*Brief:*
Images are not part of the copy; transcribe all the data exactly.

----

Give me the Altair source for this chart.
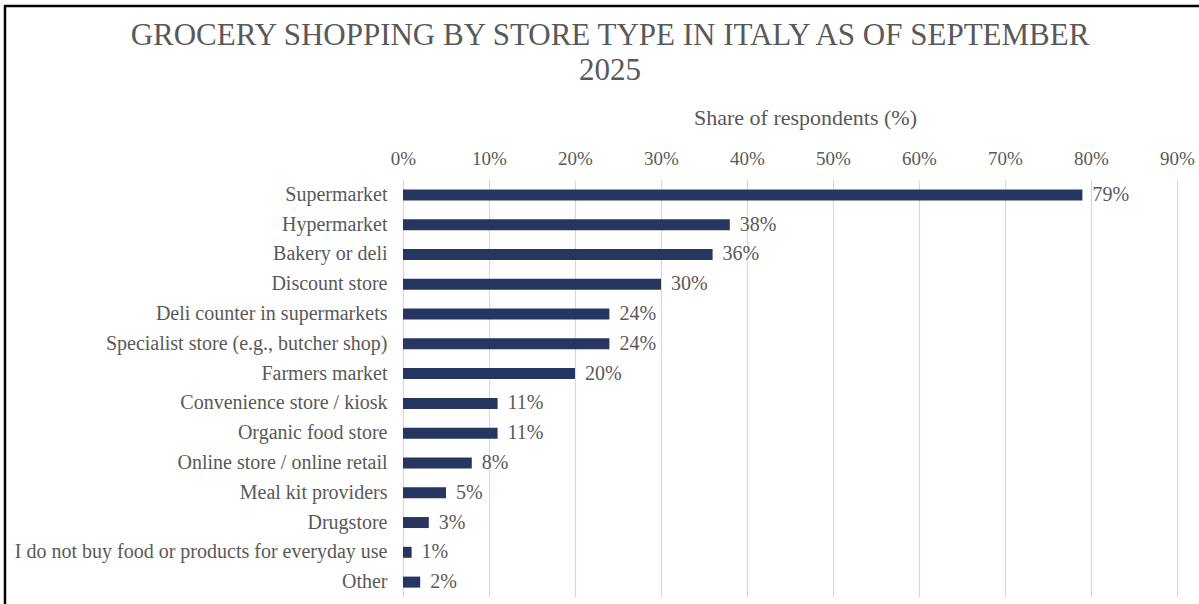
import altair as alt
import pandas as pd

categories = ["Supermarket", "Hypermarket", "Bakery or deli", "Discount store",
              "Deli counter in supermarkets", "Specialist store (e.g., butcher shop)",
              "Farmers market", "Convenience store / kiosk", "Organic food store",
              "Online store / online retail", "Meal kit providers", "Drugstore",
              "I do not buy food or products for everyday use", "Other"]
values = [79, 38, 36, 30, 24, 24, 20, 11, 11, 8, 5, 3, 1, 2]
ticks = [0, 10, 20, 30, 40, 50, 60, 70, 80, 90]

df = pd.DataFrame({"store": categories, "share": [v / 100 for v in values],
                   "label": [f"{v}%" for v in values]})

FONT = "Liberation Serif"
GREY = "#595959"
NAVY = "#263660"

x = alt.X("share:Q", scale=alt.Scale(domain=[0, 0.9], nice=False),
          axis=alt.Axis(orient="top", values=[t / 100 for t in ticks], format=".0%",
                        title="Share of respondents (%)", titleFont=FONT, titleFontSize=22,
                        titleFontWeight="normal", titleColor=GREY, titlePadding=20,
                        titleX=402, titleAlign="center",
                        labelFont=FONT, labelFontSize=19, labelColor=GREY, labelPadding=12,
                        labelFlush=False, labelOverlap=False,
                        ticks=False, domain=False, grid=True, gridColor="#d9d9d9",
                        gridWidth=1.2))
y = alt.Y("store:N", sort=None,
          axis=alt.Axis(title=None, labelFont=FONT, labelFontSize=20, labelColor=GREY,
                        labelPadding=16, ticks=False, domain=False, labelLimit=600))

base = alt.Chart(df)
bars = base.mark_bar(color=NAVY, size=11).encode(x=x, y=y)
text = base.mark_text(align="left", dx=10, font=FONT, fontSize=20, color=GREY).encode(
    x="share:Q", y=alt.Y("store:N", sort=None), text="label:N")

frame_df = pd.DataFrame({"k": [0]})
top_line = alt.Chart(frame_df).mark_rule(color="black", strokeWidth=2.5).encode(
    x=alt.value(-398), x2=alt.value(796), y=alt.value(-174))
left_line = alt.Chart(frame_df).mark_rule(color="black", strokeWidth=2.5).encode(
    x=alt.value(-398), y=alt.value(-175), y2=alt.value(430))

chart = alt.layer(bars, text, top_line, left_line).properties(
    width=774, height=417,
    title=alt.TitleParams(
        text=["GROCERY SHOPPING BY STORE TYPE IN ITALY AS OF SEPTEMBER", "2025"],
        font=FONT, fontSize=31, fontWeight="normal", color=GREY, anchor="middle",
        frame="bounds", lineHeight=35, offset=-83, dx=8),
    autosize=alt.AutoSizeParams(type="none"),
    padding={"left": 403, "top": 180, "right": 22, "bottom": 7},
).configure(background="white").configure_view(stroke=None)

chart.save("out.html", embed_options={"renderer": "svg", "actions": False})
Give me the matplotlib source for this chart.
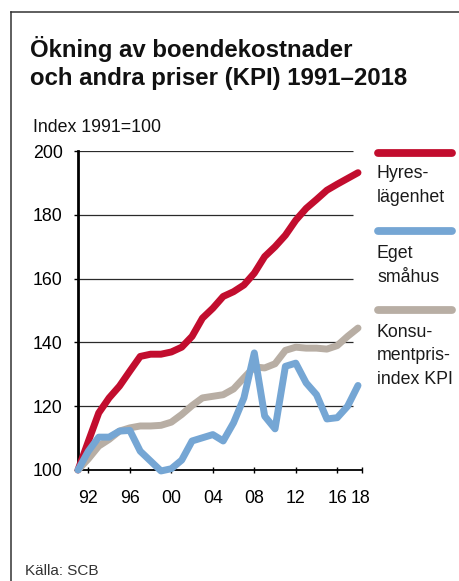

----

*Response to this exercise:*
Give me the Altair source for this chart.
import altair as alt
import pandas as pd

categories = ["Supermarket", "Hypermarket", "Bakery or deli", "Discount store",
              "Deli counter in supermarkets", "Specialist store (e.g., butcher shop)",
              "Farmers market", "Convenience store / kiosk", "Organic food store",
              "Online store / online retail", "Meal kit providers", "Drugstore",
              "I do not buy food or products for everyday use", "Other"]
values = [79, 38, 36, 30, 24, 24, 20, 11, 11, 8, 5, 3, 1, 2]
ticks = [0, 10, 20, 30, 40, 50, 60, 70, 80, 90]

df = pd.DataFrame({"store": categories, "share": [v / 100 for v in values],
                   "label": [f"{v}%" for v in values]})

FONT = "Liberation Serif"
GREY = "#595959"
NAVY = "#263660"

x = alt.X("share:Q", scale=alt.Scale(domain=[0, 0.9], nice=False),
          axis=alt.Axis(orient="top", values=[t / 100 for t in ticks], format=".0%",
                        title="Share of respondents (%)", titleFont=FONT, titleFontSize=22,
                        titleFontWeight="normal", titleColor=GREY, titlePadding=20,
                        titleX=402, titleAlign="center",
                        labelFont=FONT, labelFontSize=19, labelColor=GREY, labelPadding=12,
                        labelFlush=False, labelOverlap=False,
                        ticks=False, domain=False, grid=True, gridColor="#d9d9d9",
                        gridWidth=1.2))
y = alt.Y("store:N", sort=None,
          axis=alt.Axis(title=None, labelFont=FONT, labelFontSize=20, labelColor=GREY,
                        labelPadding=16, ticks=False, domain=False, labelLimit=600))

base = alt.Chart(df)
bars = base.mark_bar(color=NAVY, size=11).encode(x=x, y=y)
text = base.mark_text(align="left", dx=10, font=FONT, fontSize=20, color=GREY).encode(
    x="share:Q", y=alt.Y("store:N", sort=None), text="label:N")

frame_df = pd.DataFrame({"k": [0]})
top_line = alt.Chart(frame_df).mark_rule(color="black", strokeWidth=2.5).encode(
    x=alt.value(-398), x2=alt.value(796), y=alt.value(-174))
left_line = alt.Chart(frame_df).mark_rule(color="black", strokeWidth=2.5).encode(
    x=alt.value(-398), y=alt.value(-175), y2=alt.value(430))

chart = alt.layer(bars, text, top_line, left_line).properties(
    width=774, height=417,
    title=alt.TitleParams(
        text=["GROCERY SHOPPING BY STORE TYPE IN ITALY AS OF SEPTEMBER", "2025"],
        font=FONT, fontSize=31, fontWeight="normal", color=GREY, anchor="middle",
        frame="bounds", lineHeight=35, offset=-83, dx=8),
    autosize=alt.AutoSizeParams(type="none"),
    padding={"left": 403, "top": 180, "right": 22, "bottom": 7},
).configure(background="white").configure_view(stroke=None)

chart.save("out.html", embed_options={"renderer": "svg", "actions": False})
Give me the matplotlib source for this chart.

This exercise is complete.